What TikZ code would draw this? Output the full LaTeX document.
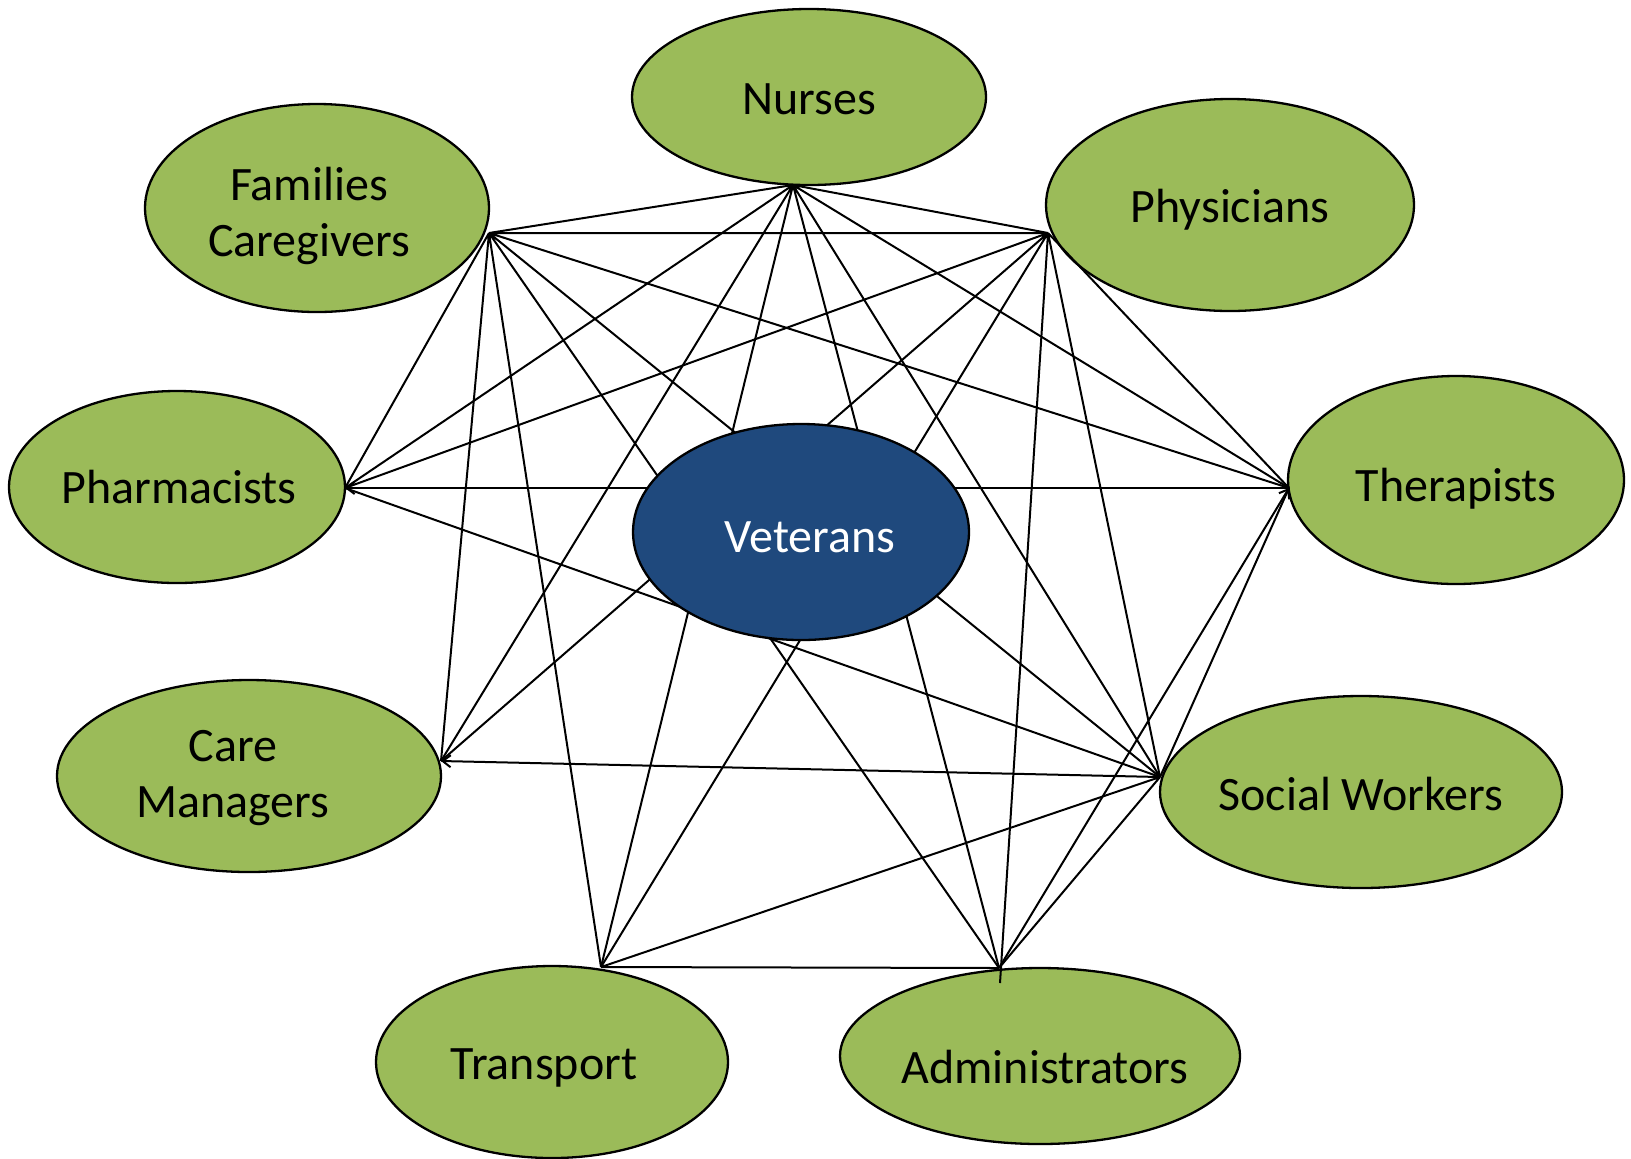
\documentclass[tikz,border=0pt]{standalone}
\usepackage{fontspec}
\setmainfont{Carlito}
\usetikzlibrary{shapes.geometric, arrows.meta}

\definecolor{olivegreen}{RGB}{155,187,89}
\definecolor{navyblue}{RGB}{31,73,125}

\begin{document}
\begin{tikzpicture}[x=0.5pt, y=-0.5pt,
    group/.style={ellipse, draw, line width=1.15pt, fill=olivegreen, inner sep=0pt},
    label/.style={font=\fontsize{24}{28}\selectfont, align=center},
    link/.style={line width=1pt},
    tip/.style={-{Straight Barb[length=4pt, width=6pt]}}]
    \useasboundingbox (0, 0) rectangle (1631, 1158);

    \node [group, minimum width=177pt, minimum height=88pt] (nurses) at (809, 97) {};
    \node [group, minimum width=172pt, minimum height=104pt] (families) at (317, 208) {};
    \node [group, minimum width=184pt, minimum height=106pt] (physicians) at (1230, 205) {};
    \node [group, minimum width=168pt, minimum height=96pt] (pharmacists) at (177, 487) {};
    \node [group, minimum width=168pt, minimum height=104pt] (therapists) at (1456, 480) {};
    \node [group, minimum width=192pt, minimum height=96pt] (managers) at (249, 776) {};
    \node [group, minimum width=201pt, minimum height=96pt] (workers) at (1361, 792) {};
    \node [group, minimum width=176pt, minimum height=96pt] (transport) at (552, 1062) {};
    \node [group, minimum width=200pt, minimum height=88pt] (admins) at (1040, 1056) {};

    \node [label] (nursesText) at (809, 99) {Nurses};
    \node [label] (familiesText) at (309, 216) {Families\\Caregivers};
    \node [label] (physiciansText) at (1230, 210) {Physicians};
    \node [label] (pharmacistsText) at (179, 487) {Pharmacists};
    \node [label] (therapistsText) at (1456, 489) {Therapists};
    \node [label] (managersText) at (233, 778) {Care\\Managers};
    \node [label] (workersText) at (1361, 794) {Social Workers};
    \node [label] (transportText) at (544, 1068) {Transport};
    \node [label] (adminsText) at (1045, 1067) {Administrators};

    \coordinate (nursesHub) at (793, 185);
    \coordinate (familiesHub) at (489, 233);
    \coordinate (physiciansHub) at (1048, 233);
    \coordinate (pharmacistsHub) at (345, 488);
    \coordinate (therapistsHub) at (1289, 488);
    \coordinate (managersHub) at (441, 761);
    \coordinate (workersHub) at (1160, 777);
    \coordinate (transportHub) at (601, 967);
    \coordinate (adminsHub) at (999, 968);
    \coordinate (adminsEnd) at (1000, 983);

    \draw [link] (nursesHub) -- (familiesHub) (nursesHub) -- (physiciansHub)
        (nursesHub) -- (pharmacistsHub) (nursesHub) -- (therapistsHub)
        (nursesHub) -- (managersHub) (nursesHub) -- (workersHub)
        (nursesHub) -- (transportHub) (nursesHub) -- (adminsHub);
    \draw [link] (familiesHub) -- (physiciansHub) (familiesHub) -- (pharmacistsHub)
        (familiesHub) -- (therapistsHub) (familiesHub) -- (managersHub)
        (familiesHub) -- (workersHub) (familiesHub) -- (transportHub)
        (familiesHub) -- (adminsHub);
    \draw [link] (physiciansHub) -- (pharmacistsHub) (physiciansHub) -- (therapistsHub)
        (physiciansHub) -- (managersHub) (physiciansHub) -- (workersHub)
        (physiciansHub) -- (transportHub) (physiciansHub) -- (adminsEnd);
    \draw [link] (pharmacistsHub) -- (workersHub);
    \draw [link] (therapistsHub) -- (workersHub);
    \draw [link] (workersHub) -- (transportHub) (workersHub) -- (adminsHub);
    \draw [link] (transportHub) -- (adminsHub);
    \draw [link, tip] (therapistsHub) -- (pharmacistsHub);
    \draw [link, tip] (workersHub) -- (managersHub);
    \draw [link, tip] (adminsHub) -- (therapistsHub);

    \node [group, fill=navyblue, minimum width=168pt, minimum height=108pt] (veterans) at (801, 532) {};
    \node [label, text=white] (veteransText) at (810, 537) {Veterans};
\end{tikzpicture}
\end{document}
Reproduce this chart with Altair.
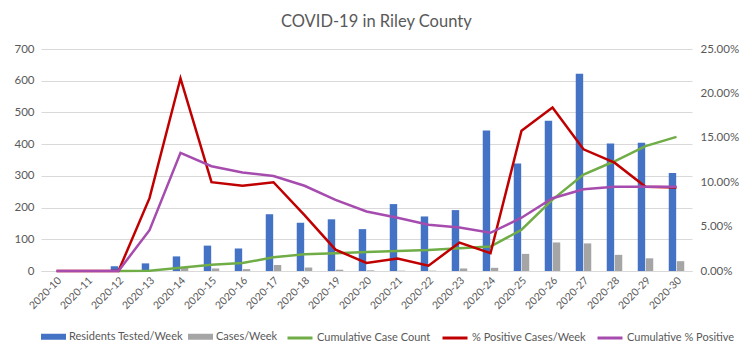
import altair as alt
import pandas as pd

weeks = ["2020-10", "2020-11", "2020-12", "2020-13", "2020-14", "2020-15", "2020-16",
         "2020-17", "2020-18", "2020-19", "2020-20", "2020-21", "2020-22", "2020-23",
         "2020-24", "2020-25", "2020-26", "2020-27", "2020-28", "2020-29", "2020-30"]
tested = [0, 0, 15, 24, 46, 80, 71, 179, 152, 163, 132, 211, 172, 192, 443, 339, 474, 622, 402, 404, 309]
cases = [None, None, 0, 1, 10, 8, 6, 19, 11, 4, 2, 1, 1, 8, 10, 54, 90, 87, 51, 40, 31]
cum_cases = [None, None, 0, 1, 10, 20, 25, 43, 53, 56, 60, 63, 66, 72, 77, 130, 225, 304, 346, 394, 423]
pct_week = [0, 0, 0, 8.2, 21.7, 10.0, 9.6, 10.0, 6.3, 2.4, 0.9, 1.4, 0.6, 3.2, 2.0, 15.8, 18.4, 13.7, 12.2, 9.5, 9.4]
pct_cum = [0, 0, 0, 4.6, 13.3, 11.8, 11.1, 10.7, 9.6, 8.0, 6.7, 6.0, 5.2, 4.9, 4.3, 6.0, 8.2, 9.2, 9.5, 9.5, 9.5]

BAR_SERIES = ["Residents Tested/Week", "Cases/Week"]
BAR_COLORS = ["#4472C4", "#A5A5A5"]
LINE_SERIES = ["Cumulative Case Count", "% Positive Cases/Week", "Cumulative % Positive"]
LINE_COLORS = ["#70AD47", "#C00000", "#A64CAF"]

rows = []
for i, w in enumerate(weeks):
    rows.append({"week": w, "series": BAR_SERIES[0], "value": tested[i]})
    rows.append({"week": w, "series": BAR_SERIES[1], "value": cases[i]})
    rows.append({"week": w, "series": LINE_SERIES[0], "value": cum_cases[i]})
    rows.append({"week": w, "series": LINE_SERIES[1], "value": pct_week[i] / 100})
    rows.append({"week": w, "series": LINE_SERIES[2], "value": pct_cum[i] / 100})
df = pd.DataFrame(rows)

FONT = "Lato"
GREY = "#595959"

base = alt.Chart(df)

x_enc = alt.X("week:N", sort=weeks, title=None,
              scale=alt.Scale(paddingInner=0.5, paddingOuter=0.25),
              axis=alt.Axis(labelAngle=-45, ticks=False, domainColor="#D9D9D9",
                            labelPadding=4, grid=False, labelFontSize=10.5))

y_left = alt.Y("value:Q", title=None,
               scale=alt.Scale(domain=[0, 700], nice=False),
               axis=alt.Axis(values=[0, 100, 200, 300, 400, 500, 600, 700], grid=True,
                             gridColor="#D9D9D9", domain=False, ticks=False,
                             labelPadding=7, labelFontSize=11.5))

y_right = alt.Y("value:Q", title=None,
                scale=alt.Scale(domain=[0, 0.25], nice=False),
                axis=alt.Axis(orient="right", format=".2%",
                              values=[0, 0.05, 0.10, 0.15, 0.20, 0.25], grid=False,
                              domain=False, ticks=False, labelPadding=8,
                              labelFontSize=11.5))

bar_path = "M-1,-0.24H1V0.24H-1Z"

color_enc = alt.Color("series:N",
                      scale=alt.Scale(domain=BAR_SERIES, range=BAR_COLORS),
                      legend=alt.Legend(orient="bottom", title=None, symbolType=bar_path,
                                        symbolSize=625, symbolStrokeWidth=0))
stroke_enc = alt.Stroke("series:N",
                        scale=alt.Scale(domain=LINE_SERIES, range=LINE_COLORS),
                        legend=alt.Legend(orient="bottom", title=None, symbolType="stroke",
                                          symbolSize=625, symbolStrokeWidth=3))

bars = base.transform_filter(
    alt.FieldOneOfPredicate(field="series", oneOf=BAR_SERIES)
).mark_bar().encode(
    x=x_enc,
    xOffset=alt.XOffset("series:N", sort=BAR_SERIES,
                        scale=alt.Scale(domain=BAR_SERIES, paddingInner=0.08)),
    y=y_left,
    color=color_enc,
)

green = base.transform_filter(
    alt.FieldEqualPredicate(field="series", equal=LINE_SERIES[0])
).mark_line(strokeWidth=2.5).encode(x=x_enc, y=y_left, stroke=stroke_enc)

pct = base.transform_filter(
    alt.FieldOneOfPredicate(field="series", oneOf=LINE_SERIES[1:])
).mark_line(strokeWidth=2.5).encode(x=x_enc, y=y_right, stroke=stroke_enc)

chart = alt.layer(alt.layer(bars, green), pct).resolve_scale(
    y="independent"
).properties(
    width=732, height=341,
    autosize=alt.AutoSizeParams(type="fit", contains="padding"),
    padding={"left": 5, "right": 1, "top": 5, "bottom": 5},
    title=alt.Title("COVID-19 in Riley County", fontSize=16.5, font=FONT, color=GREY,
                    fontWeight="normal", anchor="middle", frame="bounds", offset=13),
    background="white",
).configure_view(stroke=None).configure_axis(
    labelFont=FONT, labelColor=GREY
).configure_legend(
    labelFont=FONT, labelColor=GREY, labelFontSize=11, columnPadding=5, symbolOffset=0,
    offset=12, labelOffset=3
)

chart.save("out.html", embed_options={"renderer": "svg", "actions": False})
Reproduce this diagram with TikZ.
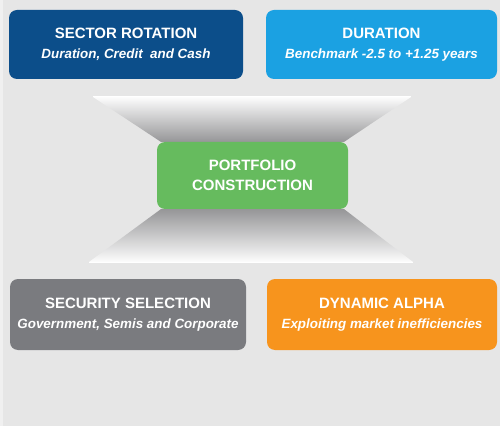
\documentclass[tikz,border=0pt]{standalone}
\usepackage{fontspec}
\setmainfont{Liberation Sans}
\usetikzlibrary{calc,backgrounds}

\definecolor{canvas}{RGB}{230,230,230}
\definecolor{sectorblue}{RGB}{12,78,138}
\definecolor{durationblue}{RGB}{27,161,226}
\definecolor{portfoliogreen}{RGB}{102,187,94}
\definecolor{securitygray}{RGB}{122,123,127}
\definecolor{alphaorange}{RGB}{247,148,29}
\definecolor{funnelgray}{RGB}{150,150,152}

\tikzset{
    card/.style={rounded corners=8pt,inner sep=0pt,text=white,align=center,
        font=\fontsize{15pt}{20pt}\selectfont\bfseries,
        minimum width=232pt,minimum height=70pt},
}

\begin{document}
\begin{tikzpicture}[x=1pt,y=1pt]
    \pgfmathsetmacro{\picwidth}{500}
    \pgfmathsetmacro{\picheight}{426}
    \providecommand{\subfont}{\fontsize{13.4pt}{20pt}\selectfont\itshape}
    \useasboundingbox (0,0) rectangle (\picwidth,\picheight);
    % centre box, the funnels hang off its corners
    \node[card,fill=portfoliogreen,minimum width=191pt,minimum height=67pt] (portfolio) at (252.5,250.5)
        {PORTFOLIO\\CONSTRUCTION};
    \coordinate (topleft) at (93,329);
    \coordinate (topright) at (411,329);
    \coordinate (botleft) at (89,164);
    \coordinate (botright) at (413,164);
    \begin{pgfonlayer}{background}
        \fill[canvas] (0,0) rectangle (\picwidth,\picheight);
        \fill[white,opacity=0.4] (0,0) rectangle (3,\picheight);
        \shade[top color=white!90!canvas,bottom color=funnelgray] (topleft) -- (topright)
            -- ($(portfolio.north east)+(-4,0)$) -- ($(portfolio.north west)+(4,0)$) -- cycle;
        \shade[top color=funnelgray,bottom color=white!90!canvas] ($(portfolio.south west)+(4,0)$)
            -- ($(portfolio.south east)+(-4,0)$) -- (botright) -- (botleft) -- cycle;
        \draw[white,line width=1pt] (topleft) -- (topright);
        \draw[white,line width=1pt] (botleft) -- (botright);
    \end{pgfonlayer}
    % four corner boxes
    \node[card,fill=sectorblue,minimum width=234pt,minimum height=69pt] (sector) at (126,381.5)
        {SECTOR ROTATION\\\subfont Duration, Credit\ \ and Cash};
    \node[card,fill=durationblue,minimum width=231pt,minimum height=69pt] (duration) at (381.5,381.5)
        {DURATION\\\subfont Benchmark -2.5 to +1.25 years};
    \node[card,fill=securitygray,minimum width=236pt,minimum height=71pt] (security) at (128,111.5)
        {SECURITY SELECTION\\\subfont Government, Semis and Corporate};
    \node[card,fill=alphaorange,minimum width=230pt,minimum height=71pt] (alpha) at (382,111.5)
        {DYNAMIC ALPHA\\\subfont Exploiting market inefficiencies};
\end{tikzpicture}
\end{document}
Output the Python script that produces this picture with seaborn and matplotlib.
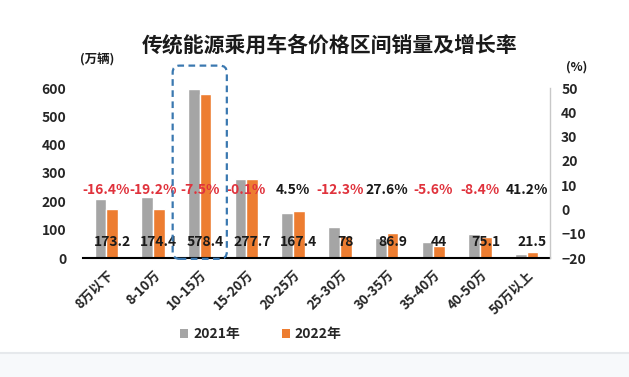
________
▶ _DIRECTIVE_
Report each line of the material above where the word "with" appears.

▶ _EXERCISE SOLUTION_
Reproduce this chart with Altair.
Reproduce this diagram with TikZ.
Output the Python script that produces this picture with seaborn and matplotlib.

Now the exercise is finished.